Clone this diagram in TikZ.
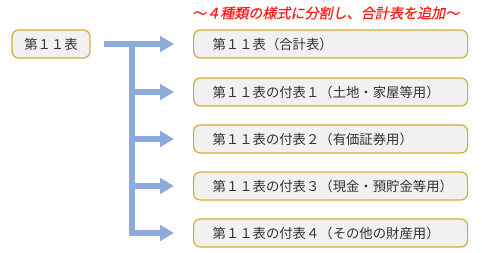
\documentclass[tikz,border=0pt]{standalone}
\usepackage{fontspec}
\usepackage{tikz}
\usetikzlibrary{arrows.meta, positioning, calc}
\usepackage{xcolor}
\newfontfamily\jpfont{Noto Sans CJK JP}
\newfontfamily\jptitle[FakeSlant=0.2,FakeBold=0.6]{Noto Sans CJK JP}
\definecolor{boxline}{HTML}{D4AC2B}
\definecolor{boxfill}{HTML}{F1F1F1}
\definecolor{flowblue}{HTML}{8EAADC}
\definecolor{titlered}{HTML}{FF1A1A}
\definecolor{boxtext}{HTML}{333333}

\begin{document}
\begin{tikzpicture}[
  x=0.3mm, y=-0.3mm,
    box/.style={
        draw=boxline,
        fill=boxfill,
        rounded corners=2mm,
        line width=0.35mm,
        text=boxtext,
        font=\jpfont\fontsize{11.4}{13}\selectfont,
        minimum height=8.4mm
    },
    wide/.style={
        box,
        anchor=west,
        inner xsep=5.7mm,
        text width=70.8mm,
        align=left,
        minimum width=82.2mm
    },
    flow/.style={
        -{Triangle[length=4.2mm,width=4.6mm]},
        draw=flowblue,
        line width=1.6mm,
        shorten >=5.7mm
    },
    bar/.style={
        draw=flowblue,
        line width=1.6mm,
        line cap=rect
    }
]
\useasboundingbox (0,0) rectangle (482,252);

\node[box, minimum width=23.4mm] (tab11) at (51,44) {第１１表};

\node[font=\jptitle\fontsize{12}{14}\selectfont, text=titlered, anchor=west]
  (title) at (188,13) {～４種類の様式に分割し、合計表を追加～};

\node[wide] (t1) at (193,44) {第１１表（合計表）};
\node[wide] (t2) at (193,92) {第１１表の付表１（土地・家屋等用）};
\node[wide] (t3) at (193,139) {第１１表の付表２（有価証券用）};
\node[wide] (t4) at (193,186) {第１１表の付表３（現金・預貯金等用）};
\node[wide] (t5) at (193,233) {第１１表の付表４（その他の財産用）};

\coordinate (fork) at (132,44);

\draw[flow, shorten <=3.9mm] (tab11.east) -- (t1.west);
\draw[bar] (fork) -- (fork |- t5.west);
\foreach \i in {2,...,5}
  \draw[flow] (fork |- t\i.west) -- (t\i.west);

\end{tikzpicture}
\end{document}
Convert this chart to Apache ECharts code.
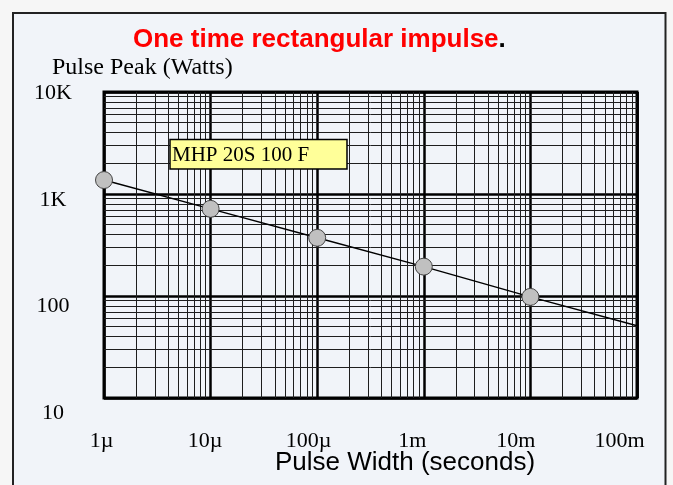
<!DOCTYPE html>
<html>
<head>
<meta charset="utf-8">
<script src="https://cdn.jsdelivr.net/npm/echarts@6/dist/echarts.min.js"></script>
<style>
  html, body { margin: 0; padding: 0; background: #f6f6f6; }
  #chart { width: 673px; height: 485px; }
</style>
</head>
<body>
<div id="chart"></div>
<script>
// ---- data ----
const pulseWidths = [1e-6, 1e-5, 1e-4, 1e-3, 1e-2, 1e-1];      // seconds
const peakWatts   = [1370, 715, 372, 194, 98, 51];              // watts
const markerShown = [true, true, true, true, true, false];
const seriesName  = 'MHP 20S 100 F';
const xTickLabels = ['1\u00b5', '10\u00b5', '100\u00b5', '1m', '10m', '100m'];
const yTickLabels = ['10', '100', '1K', '10K'];
const minorMultipliers = [2, 3, 4, 5, 6, 7, 8, 9];
const xMin = 1e-6, xMax = 1e-1, yMin = 10, yMax = 10000;
const titleText = 'One time rectangular impulse';
const yAxisTitle = 'Pulse Peak (Watts)';
const xAxisTitle = 'Pulse Width (seconds)';

// ---- minor log grid lines ----
function minorValues(lo, hi) {
  const out = [];
  const k0 = Math.round(Math.log10(lo)), k1 = Math.round(Math.log10(hi));
  for (let k = k0; k < k1; k++) {
    const d = Math.pow(10, k);
    minorMultipliers.forEach(m => out.push(+(m * d).toPrecision(6)));
  }
  return out;
}
const minorLines = []
  .concat(minorValues(xMin, xMax).map(v => ({ coords: [[v, yMin], [v, yMax]] })))
  .concat(minorValues(yMin, yMax).map(v => ({ coords: [[xMin, v], [xMax, v]] })));

const serif = '"Liberation Serif", "Times New Roman", serif';
const sans = '"Liberation Sans", Arial, sans-serif';

const chart = echarts.init(document.getElementById('chart'), null, { renderer: 'canvas' });

const plotAxisX = {
  type: 'log', logBase: 10, min: xMin, max: xMax, splitNumber: 5,
  axisLine: { show: false }, axisTick: { show: false }, axisLabel: { show: false },
  splitLine: { show: true, lineStyle: { color: '#000', width: 2.5 } }
};
const plotAxisY = {
  type: 'log', logBase: 10, min: yMin, max: yMax, splitNumber: 3,
  axisLine: { show: false }, axisTick: { show: false }, axisLabel: { show: false },
  splitLine: { show: true, lineStyle: { color: '#000', width: 2.5 } }
};

chart.setOption({
  backgroundColor: '#f6f6f6',
  animation: false,
  title: {
    left: 133, top: 27, padding: 0,
    text: '{r|' + titleText + '}{k|.}',
    textStyle: {
      rich: {
        r: { fontFamily: sans, fontWeight: 'bold', fontSize: 26, color: '#ff0000' },
        k: { fontFamily: sans, fontWeight: 'bold', fontSize: 26, color: '#000' }
      }
    }
  },
  graphic: [
    { type: 'rect', z: -10, shape: { x: 13, y: 13, width: 652.5, height: 500 },
      style: { fill: '#f1f4f9', stroke: '#222', lineWidth: 2 } },
    { type: 'text', x: 52, y: 68, z: 10,
      style: { text: yAxisTitle, font: '24px ' + serif, fill: '#000', verticalAlign: 'middle' } },
    { type: 'text', x: 405, y: 463, z: 10,
      style: { text: xAxisTitle, font: '26px ' + sans, fill: '#000', align: 'center', verticalAlign: 'middle' } },
    { type: 'rect', z: 10, shape: { x: 170, y: 139.5, width: 177, height: 29.5 },
      style: { fill: '#ffff99', stroke: '#000', lineWidth: 1.5 } },
    { type: 'text', x: 172, y: 155, z: 11,
      style: { text: seriesName, font: '21px ' + serif, fill: '#000', verticalAlign: 'middle' } }
  ],
  grid: [
    { left: 104, top: 92, right: 36, bottom: 87, show: true,
      backgroundColor: 'transparent', borderColor: '#000', borderWidth: 3 },
    { left: 101.5, top: 93.3, right: 53.5, bottom: 71.8, show: false }
  ],
  xAxis: [
    Object.assign({ gridIndex: 0 }, plotAxisX),
    { gridIndex: 1, type: 'log', logBase: 10, min: xMin, max: xMax, splitNumber: 5,
      axisLine: { show: false }, axisTick: { show: false }, splitLine: { show: false },
      axisLabel: { show: true, margin: 17, fontFamily: serif, fontSize: 22, color: '#000',
        formatter: v => xTickLabels[Math.round(Math.log10(v)) - Math.round(Math.log10(xMin))] } }
  ],
  yAxis: [
    Object.assign({ gridIndex: 0 }, plotAxisY),
    { gridIndex: 1, type: 'log', logBase: 10, min: yMin, max: yMax, splitNumber: 3,
      axisLine: { show: false }, axisTick: { show: false }, splitLine: { show: false },
      axisLabel: { show: true, margin: 48.5, align: 'center', fontFamily: serif, fontSize: 22, color: '#000',
        formatter: v => yTickLabels[Math.round(Math.log10(v)) - Math.round(Math.log10(yMin))] } }
  ],
  series: [
    {
      type: 'lines', name: 'minor-grid', coordinateSystem: 'cartesian2d',
      xAxisIndex: 0, yAxisIndex: 0, z: 1, silent: true,
      lineStyle: { color: '#1e1e1e', width: 1, opacity: 1, type: 'solid' },
      emphasis: { disabled: true },
      data: minorLines
    },
    {
      type: 'line', name: seriesName, xAxisIndex: 0, yAxisIndex: 0, z: 5,
      data: pulseWidths.map((x, i) => ({ value: [x, peakWatts[i]], symbol: markerShown[i] ? 'circle' : 'none' })),
      symbolSize: 17,
      lineStyle: { color: '#000', width: 1.5 },
      itemStyle: { color: '#c0c0c0', borderColor: '#444', borderWidth: 1 }
    }
  ]
});
</script>
</body>
</html>
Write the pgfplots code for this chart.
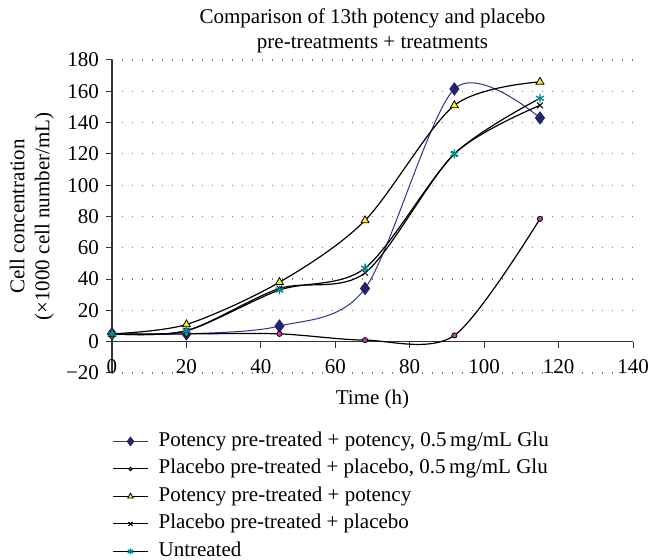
\documentclass[border=0pt]{standalone}
\usepackage{pgfplots}
\pgfplotsset{compat=1.18}
\usepackage{fontspec}
\setmainfont{Liberation Serif}

\definecolor{navyline}{RGB}{50,50,140}
\definecolor{navymark}{RGB}{35,35,110}
\definecolor{pinkmark}{RGB}{200,60,170}
\definecolor{yellowmark}{RGB}{250,235,30}
\definecolor{tealmark}{RGB}{0,140,140}
\definecolor{gridgray}{RGB}{120,120,120}

\begin{document}
\begin{tikzpicture}
\path[use as bounding box] (-56pt,-93.5pt) rectangle (268pt,186.5pt);
\begin{axis}[
    at={(0pt,0pt)}, anchor=south west,
    scale only axis,
    width=260.5pt, height=156.5pt,
    xmin=0, xmax=140,
    ymin=-20, ymax=180,
    axis y line*=left,
    axis x line*=middle,
    axis line style={line width=0.6pt, black!80},
    % tick at 0.0001 so the label at the origin is not dropped
    xtick={0.0001,20,40,60,80,100,120,140},
    xticklabels={0,20,40,60,80,100,120,140},
    ytick={-20,0,20,...,180},
    yticklabels={−20,0,20,40,60,80,100,120,140,160,180},
    tick align=outside,
    major tick length=3pt,
    tick style={black!80, line width=0.5pt},
    ymajorgrids=true,
    major grid style={gridgray, line width=0.6pt, dash pattern=on 0.6pt off 4.4pt},
    tick label style={font=\fontsize{10.5}{12.5}\selectfont},
    /pgf/number format/assume math mode=true,
    x tick label style={yshift=-2.5pt},
    title={Comparison of 13th potency and placebo\\pre-treatments + treatments},
    title style={at={(axis description cs:0.5,1.056)}, anchor=center, align=center,
        font=\fontsize{10.5}{12.5}\selectfont},
    xlabel={Time (h)},
    xlabel style={at={(axis description cs:0.5,-0.085)}, anchor=center,
        font=\fontsize{10.5}{12.5}\selectfont},
    ylabel={Cell concentration\\(×1000 cell number/mL)},
    ylabel style={at={(axis description cs:-0.154,0.5)}, anchor=center, align=center,
        font=\fontsize{10.5}{12.5}\selectfont},
    legend cell align=left,
    legend image code/.code={\draw[mark repeat=2,mark phase=2,#1,
        every mark/.append style={scale=0.7}]
        plot coordinates {(0pt,0pt)(8.75pt,0pt)(17.5pt,0pt)};},
    legend style={at={(axis description cs:0,-0.1885)}, anchor=north west,
        draw=none, fill=none, inner sep=0pt, row sep=4.75pt,
        nodes={inner sep=0pt, text height=7pt, text depth=2pt,
            font=\fontsize{10.5}{12.5}\selectfont},
        /tikz/every odd column/.append style={column sep=5pt}},
]

\addplot[smooth, navyline, line width=0.5pt,
    mark=diamond*, mark size=3pt, mark options={fill=navymark, draw=navymark}]
    coordinates {(0,5)(20,5)(45,10)(68,34)(92,161.5)(115,143)};
\addlegendentry{Potency pre-treated + potency, 0.5\,mg/mL Glu}

\addplot[smooth, black, line width=0.6pt,
    mark=*, mark size=1.3pt, mark options={fill=pinkmark, draw=black, line width=0.4pt}]
    coordinates {(0,5)(20,5)(45,5)(68,1)(92,4)(115,78.5)};
\addlegendentry{Placebo pre-treated + placebo, 0.5\,mg/mL Glu}

\addplot[smooth, black, line width=0.6pt,
    mark=triangle*, mark size=2.3pt, mark options={fill=yellowmark, draw=black, line width=0.4pt}]
    coordinates {(0,5)(20,11)(45,38)(68,77.5)(92,151)(115,166)};
\addlegendentry{Potency pre-treated + potency}

\addplot[smooth, black, line width=0.6pt,
    mark=x, mark size=2pt, mark options={black, line width=0.5pt}]
    coordinates {(0,5)(20,7)(45,34)(68,44)(92,120)(115,151)};
\addlegendentry{Placebo pre-treated + placebo}

\addplot[smooth, black, line width=0.6pt,
    mark=asterisk, mark size=2.2pt, mark options={tealmark, line width=0.7pt}]
    coordinates {(0,5)(20,7)(45,33)(68,47)(92,120)(115,155.5)};
\addlegendentry{Untreated}

\end{axis}
\end{tikzpicture}
\end{document}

● ● ● ● ●

-- What the task asks --
Only the lines from the one with "Convert this chart to Apache ECharts code." through the one with "const xAxisTitle = 'Pulse Width (seconds)';", both included, go in the copy, exactly as written. Leave the pictures behind.

-- Completed exercise --
Convert this chart to Apache ECharts code.
<!DOCTYPE html>
<html>
<head>
<meta charset="utf-8">
<script src="https://cdn.jsdelivr.net/npm/echarts@6/dist/echarts.min.js"></script>
<style>
  html, body { margin: 0; padding: 0; background: #f6f6f6; }
  #chart { width: 673px; height: 485px; }
</style>
</head>
<body>
<div id="chart"></div>
<script>
// ---- data ----
const pulseWidths = [1e-6, 1e-5, 1e-4, 1e-3, 1e-2, 1e-1];      // seconds
const peakWatts   = [1370, 715, 372, 194, 98, 51];              // watts
const markerShown = [true, true, true, true, true, false];
const seriesName  = 'MHP 20S 100 F';
const xTickLabels = ['1\u00b5', '10\u00b5', '100\u00b5', '1m', '10m', '100m'];
const yTickLabels = ['10', '100', '1K', '10K'];
const minorMultipliers = [2, 3, 4, 5, 6, 7, 8, 9];
const xMin = 1e-6, xMax = 1e-1, yMin = 10, yMax = 10000;
const titleText = 'One time rectangular impulse';
const yAxisTitle = 'Pulse Peak (Watts)';
const xAxisTitle = 'Pulse Width (seconds)';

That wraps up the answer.